A traditional answer is that entrepreneurs are just more comfortable taking risks than the rest of us....studies of entrepreneurs find that, in general, they’re as risk-averse as everyone else. Only when it comes to starting a business are they daring. And that’s because the fundamental characteristic of entrepreneurs isn’t risk-seeking; it’s self-confidence. They need the ego to get through it.”
He quotes studies to support this statement from 1997 and 1988, which simple arithmetic shows us are up to 26 years old.

In other words, to "reasonable" people, the entrepreneurs are lunatics with preposterous claims. There is nothing wrong with it.

Crazy is a compliment is the new book -  written by Linda Rotterberg, the charismatic co-founder and CEO of Endeavor - about those delusional, gaga, stubborn,  meshuggah (crazy in Yiddish) which outside world - not California - sees in entrepreneurs. . She had to translate the word entrepreneur in Spanish, because in many countries, Argentina included, there was no need for such a word, in its contemporary usage.

But there is one statement that sends shivers across the entrepreneurial community. Surowieki states:
A later study of more than eight thousand German ventures came to an even grimmer conclusion: founders who had previously failed were more likely to fail than novices.
The blogger Peter O'Kelly titled his entry "James Surowiecki: The Startup Mass Extinction : The New Yorker 

The New Yorker gave no hint on where this German study can be read. Peter and I did some research and we discovered it.

It is a  Big Data analytic paper, that has 45 pages some looking like this:
.
Page 17 of the German Paper

If we read the conclusion it says something different than the 3rd parties quotes:

"Our panel data study of 8,400 solo entrepreneurs uses a wide range of entrepreneurial, financial and venture level characteristics. Using survival duration models, our results showed that venture survival outcomes are unrelated to prior successful entrepreneurial experience and that failed entrepreneurs are more likely to fail again. These findings point to implications for scholars, entrepreneurs and policy makers and highlight the need for further research."
What I extract, is this:

  1. It does not matter if the entrepreneur (1) had before a successful venture or (2) has failed in the past in her venture or (3) never had a venture before. Past can not predict the future performance as an entrepreneur
  2. This lack of correlation needs further research

What is clear is that one cannot predict the future of a venture based on the past of the entrepreneur. However one can not predict the future based on past events, full stop. Benoit Mandelbrot the creator of multi-fractals  said "On even the calmest sea, a gale may be just over the horizon."

This is one of the dangers of Big Data.
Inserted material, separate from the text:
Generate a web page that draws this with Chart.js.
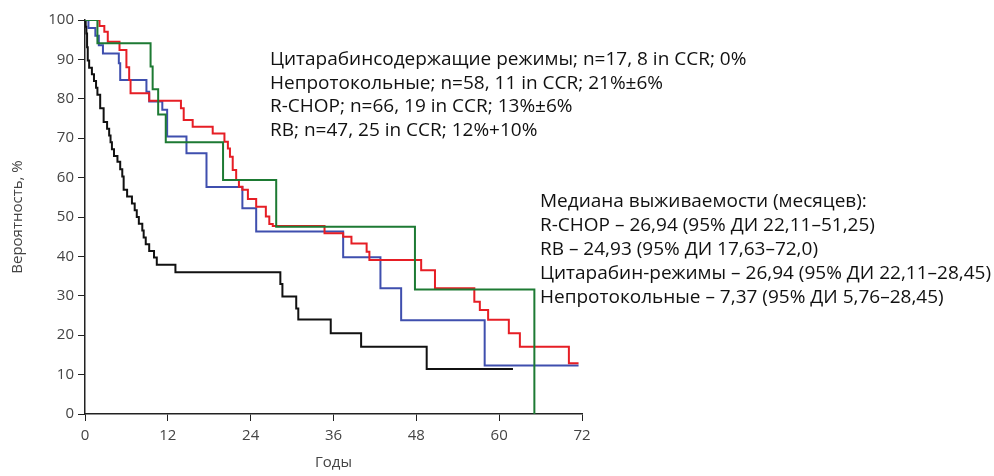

See Why Big Data is not for everyone .According to the UCSD professor of neuroscience Bradley Voytek - world class expert in big data:
  1. It is foolish to believe that my data have a better understanding of the world than  I do
  2. It is arrogant to believe that the person who best knows what to do with my data is me. 
  3. The more advanced the statistical method used, the fewer critics are available to be properly skeptical 
  4. The more advanced the statistical method used, the more likely the data analysts will be to use math as a shield 
  5. Any sufficiently advanced statistics, can trick people into believing the results reflect truth
The so called German paper has actual names as authors: Gottschalk, Sandra; Greene, Francis J.; Höwer, Daniel; Müller, Bettina (2014)
Dr. Bettina Muller, ZEW
Dr. Sandra Gottschalk ZEW
 They call themselves "entrepreneurship scholars", whatever that may be. No doubt they are solid professionals.They discovered that in Germany ventures that had outside capital (angel, VC) did much better than the opportunity entrepreneur (read desesperados), who try to make a business with their own money. Germany is a very different place than US, because this is obvious in California.

Here is quote from the German Startup Association:
In last decades, Germany has forgotten how to be a startup country. The majority of the wealthiest Germans inherited their wealth, unlike in the US where there is a comparable predominance of “self-made” entrepreneurs. SAP is the only company in the DAX Index whose founders are still alive. 25% of teachers in Germany have a poor image of business, symbolic of society’s perception of it. Almost self-evidently, the terms entrepreneur and manager are used almost interchangeably. 
This is reflected in this picture:

Figure 2: The % of population of the new  entrepreneurs. US is 7.5% vs Germany 2.5%
Also US VC is 0.17% of GDP versus 0.02% for Germany
In many ways, the conclusions of the German papers reflect the challenges that Germany has in creating a similar entrepreneurial climate as US. Germany is one of the most developed countries in the world, but they need not only to show more tolerance for meshuggah, They need to admire and trust them as the main source of newer technological advancement, -  a change in the German mainstream mindset. This started happening in Silicon Allee

Imagine saying that an author who was rejected many times, will never write book which sells. (what about J.K. Rowling?) Or an actor who did not get the part should give up and become a waiter for the rest of her life? Or just watch this video at the bottom of our home page.

The more opinions we listen to, less chances we have to make mistakes. Maybe the entrepreneurs today are descendants from  the gold diggers from Sacramento river, whose unrealistic hopes helped create Sacramento and  San Francisco and ultimately Silicon Valley.